----- Data extract

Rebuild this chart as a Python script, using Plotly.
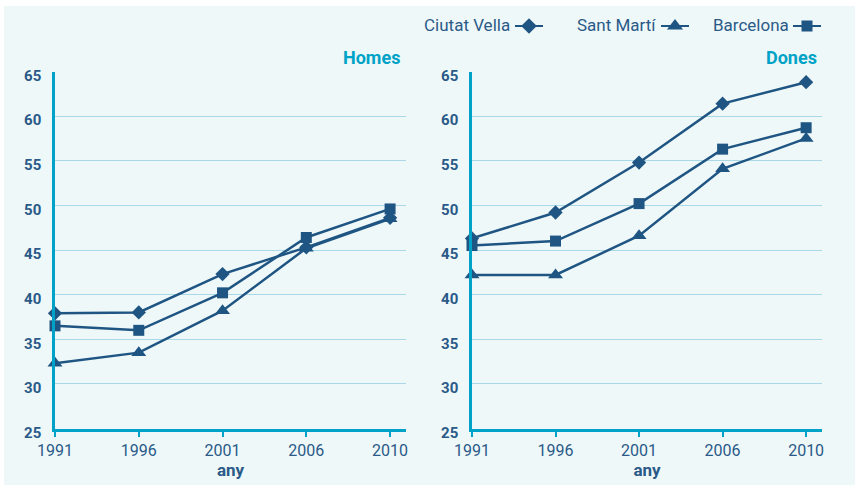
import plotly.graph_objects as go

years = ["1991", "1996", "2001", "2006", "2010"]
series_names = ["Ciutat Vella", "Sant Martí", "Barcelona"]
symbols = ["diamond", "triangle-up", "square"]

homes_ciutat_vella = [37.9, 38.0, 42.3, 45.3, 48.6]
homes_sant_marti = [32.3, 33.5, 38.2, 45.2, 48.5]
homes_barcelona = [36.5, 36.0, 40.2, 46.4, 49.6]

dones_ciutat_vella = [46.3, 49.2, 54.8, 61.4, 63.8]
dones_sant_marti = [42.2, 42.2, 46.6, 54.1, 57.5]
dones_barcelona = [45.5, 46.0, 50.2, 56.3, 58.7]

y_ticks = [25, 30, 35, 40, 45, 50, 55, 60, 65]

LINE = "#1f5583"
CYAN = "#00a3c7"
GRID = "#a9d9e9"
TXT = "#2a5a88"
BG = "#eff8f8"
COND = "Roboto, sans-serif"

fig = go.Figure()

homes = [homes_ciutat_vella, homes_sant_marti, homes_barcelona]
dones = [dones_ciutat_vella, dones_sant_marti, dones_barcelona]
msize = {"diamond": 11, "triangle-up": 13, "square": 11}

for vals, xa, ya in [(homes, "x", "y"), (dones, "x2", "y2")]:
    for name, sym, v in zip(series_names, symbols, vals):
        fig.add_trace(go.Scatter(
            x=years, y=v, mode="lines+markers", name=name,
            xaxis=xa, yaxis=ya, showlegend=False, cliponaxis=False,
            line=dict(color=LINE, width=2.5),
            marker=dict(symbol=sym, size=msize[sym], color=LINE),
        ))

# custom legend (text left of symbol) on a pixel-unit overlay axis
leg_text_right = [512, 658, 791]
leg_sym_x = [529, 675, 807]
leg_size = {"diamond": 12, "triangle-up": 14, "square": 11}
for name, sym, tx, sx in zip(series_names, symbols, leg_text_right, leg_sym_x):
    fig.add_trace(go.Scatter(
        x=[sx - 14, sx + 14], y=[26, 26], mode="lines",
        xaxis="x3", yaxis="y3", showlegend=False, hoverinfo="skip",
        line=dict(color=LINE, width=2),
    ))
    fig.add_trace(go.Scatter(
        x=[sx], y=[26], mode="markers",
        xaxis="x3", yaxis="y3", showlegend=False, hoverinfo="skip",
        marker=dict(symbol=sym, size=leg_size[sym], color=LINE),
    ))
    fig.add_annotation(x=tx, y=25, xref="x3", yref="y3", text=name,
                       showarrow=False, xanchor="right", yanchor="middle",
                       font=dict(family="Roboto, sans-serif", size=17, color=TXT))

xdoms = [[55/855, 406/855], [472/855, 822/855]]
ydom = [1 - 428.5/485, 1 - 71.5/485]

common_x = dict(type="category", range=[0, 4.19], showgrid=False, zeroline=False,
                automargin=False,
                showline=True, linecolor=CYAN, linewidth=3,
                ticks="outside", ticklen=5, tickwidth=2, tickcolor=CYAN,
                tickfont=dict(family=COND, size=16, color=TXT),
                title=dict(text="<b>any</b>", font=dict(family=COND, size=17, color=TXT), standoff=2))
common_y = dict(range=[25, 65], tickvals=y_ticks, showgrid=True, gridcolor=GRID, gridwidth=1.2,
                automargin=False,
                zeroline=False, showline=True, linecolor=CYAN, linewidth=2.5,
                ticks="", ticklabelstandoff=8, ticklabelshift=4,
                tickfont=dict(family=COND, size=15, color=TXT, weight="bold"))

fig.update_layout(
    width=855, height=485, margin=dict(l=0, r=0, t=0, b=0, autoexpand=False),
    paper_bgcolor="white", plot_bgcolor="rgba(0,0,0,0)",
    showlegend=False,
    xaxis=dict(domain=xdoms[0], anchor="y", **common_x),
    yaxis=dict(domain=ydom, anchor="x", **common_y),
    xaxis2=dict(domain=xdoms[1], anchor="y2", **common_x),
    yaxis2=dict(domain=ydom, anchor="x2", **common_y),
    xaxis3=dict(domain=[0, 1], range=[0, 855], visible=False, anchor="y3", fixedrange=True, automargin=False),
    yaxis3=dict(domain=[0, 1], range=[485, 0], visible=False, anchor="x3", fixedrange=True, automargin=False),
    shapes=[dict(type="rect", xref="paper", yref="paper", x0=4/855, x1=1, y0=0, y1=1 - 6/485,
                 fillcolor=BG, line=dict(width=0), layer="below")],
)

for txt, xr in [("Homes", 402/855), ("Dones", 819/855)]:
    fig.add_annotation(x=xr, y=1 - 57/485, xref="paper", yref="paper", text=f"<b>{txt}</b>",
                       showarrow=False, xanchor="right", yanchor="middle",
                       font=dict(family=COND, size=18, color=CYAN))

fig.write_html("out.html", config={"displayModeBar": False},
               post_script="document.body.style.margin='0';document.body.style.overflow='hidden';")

----------

• _Problem_
Write out the lines from the start of the material to the line with "homes_barcelona = [36.5, 36.0, 40.2, 46.4, 49.6]", inclusive and exactly. Skip the pictures.

• _Solution to the exercise_
Rebuild this chart as a Python script, using Plotly.
import plotly.graph_objects as go

years = ["1991", "1996", "2001", "2006", "2010"]
series_names = ["Ciutat Vella", "Sant Martí", "Barcelona"]
symbols = ["diamond", "triangle-up", "square"]

homes_ciutat_vella = [37.9, 38.0, 42.3, 45.3, 48.6]
homes_sant_marti = [32.3, 33.5, 38.2, 45.2, 48.5]
homes_barcelona = [36.5, 36.0, 40.2, 46.4, 49.6]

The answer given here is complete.